To try & be helpful, have you checked any forums for the game like achievement sites? They usually have the heads up on glitched cheevos
Infamous Deoblo
I’ve posted on there too but to no prevail. It’d be nice to have journalists making headline articles or others who experience this issue to email Press Play. U know?
Starman
Well I hope you get it sorted. Devs who leave glitched achievements unfixed should be made to play Duke Nukem Forever, forever.
boab
Sorry about that!
It seams that some of the server communication can fail. We are patching the game so that if you have all eyes and/or amulets in your save, the game will tricker the achivement.
So far we have only seen this error if the xbox are turned all off (not only sleep mode) before sending the collect eye event to the server.
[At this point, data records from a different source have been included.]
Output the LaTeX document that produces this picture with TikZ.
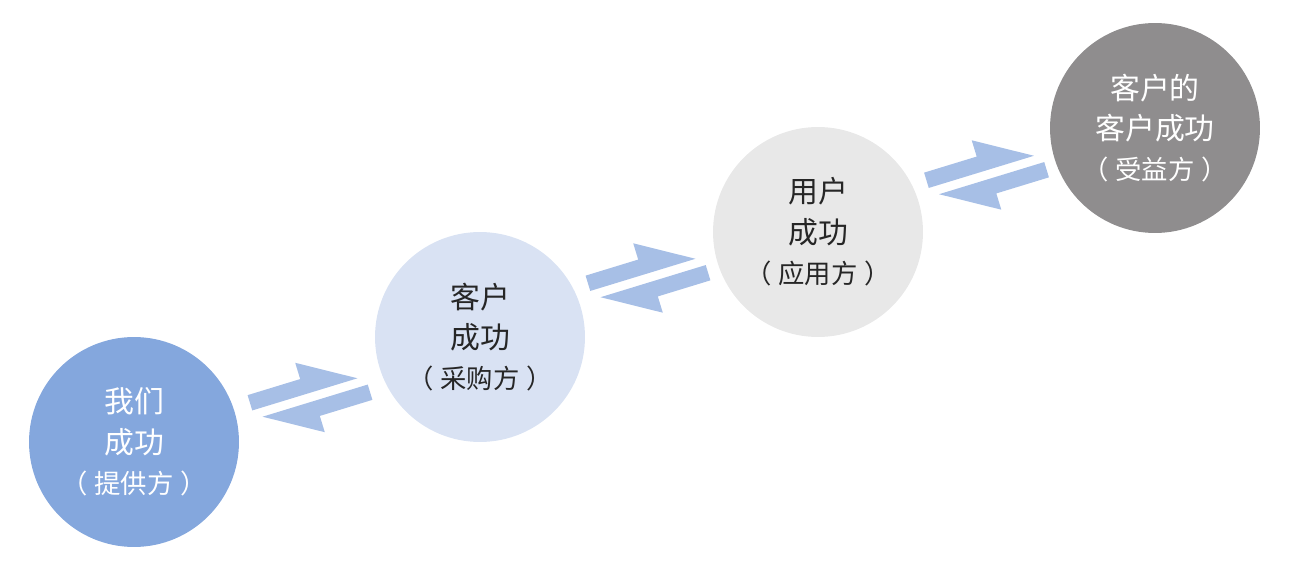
\documentclass[tikz,border=0pt]{standalone}
\usepackage{fontspec}
\setmainfont{Noto Sans CJK SC}
\usepackage{tikz}
\usetikzlibrary{calc}
\definecolor{Provider}{HTML}{84A7DD}
\definecolor{Buyer}{HTML}{D9E2F3}
\definecolor{User}{HTML}{E8E8E8}
\definecolor{Beneficiary}{HTML}{8F8D8E}
\definecolor{Flow}{HTML}{A7BFE6}
\definecolor{Ink}{HTML}{262626}
\newcommand{\rolename}[1]{{\fontsize{15pt}{23.3pt}\selectfont（\hspace{4pt}#1\hspace{4pt}）}}

\begin{document}
\begin{tikzpicture}[
  x=0.02cm, y=0.02cm,
  party/.style={circle, minimum size=4.2cm, inner sep=0pt, align=center, font=\fontsize{17pt}{23pt}\selectfont},
  exchange/.pic={
    \fill[Flow] (-59,4.5) -- (51,4.5) -- (-4,37.5) -- (-4,20.5) -- (-59,20.5) -- cycle;
    \fill[Flow] (59,-4.5) -- (-51,-4.5) -- (4,-37.5) -- (4,-20.5) -- (59,-20.5) -- cycle;
  }
]
\useasboundingbox (0,0) rectangle (1294,568);

\node[party, fill=Provider, text=white] (c1) at (134,126) {我们\\成功\\\rolename{提供方}};
\node[party, fill=Buyer, text=Ink] (c2) at (480,231) {客户\\成功\\\rolename{采购方}};
\node[party, fill=User, text=Ink] (c3) at (818,336) {用户\\成功\\\rolename{应用方}};
\node[party, fill=Beneficiary, text=white] (c4) at (1155,440) {客户的\\客户成功\\\rolename{受益方}};

\pic[rotate=17] at ($(c1)!0.5!(c2)+(3,-8)$) {exchange};
\pic[rotate=17] at ($(c2)!0.5!(c3)+(-1,6.5)$) {exchange};
\pic[rotate=17] at ($(c3)!0.5!(c4)+(0,5)$) {exchange};
\end{tikzpicture}
\end{document}
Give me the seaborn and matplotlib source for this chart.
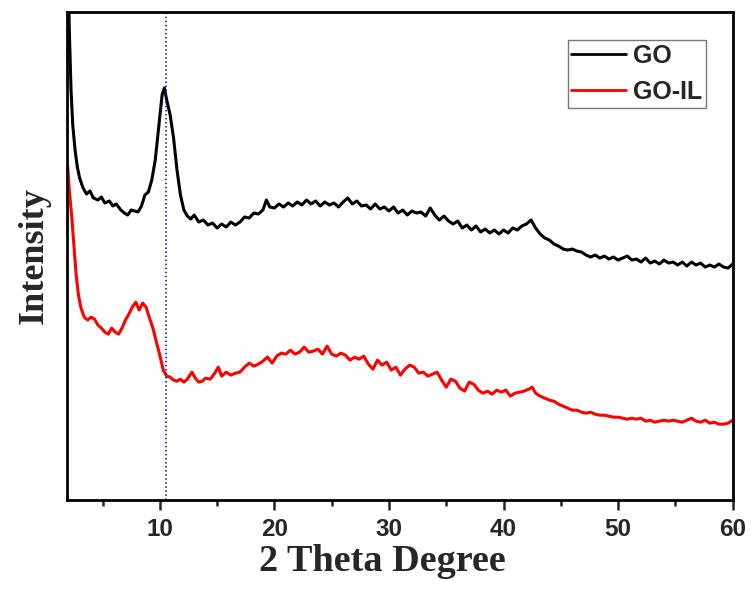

So, for now wait, and when we get the title update ready, start the game up again and you should get the missing achivements.
(tester from pressplay here)
Infamous Deoblo
Thank you so much boab. Knowing that you guys are working on it is all it takes. I’m content now :) As far as how the issue comes about, that might be what happened. I remember turning my console off because of paranoia from it overheating. When I would power it back on I’d instantly start max.
Thank you for taking the time to respond, I really appreciate that. Any plans for dlc in the future??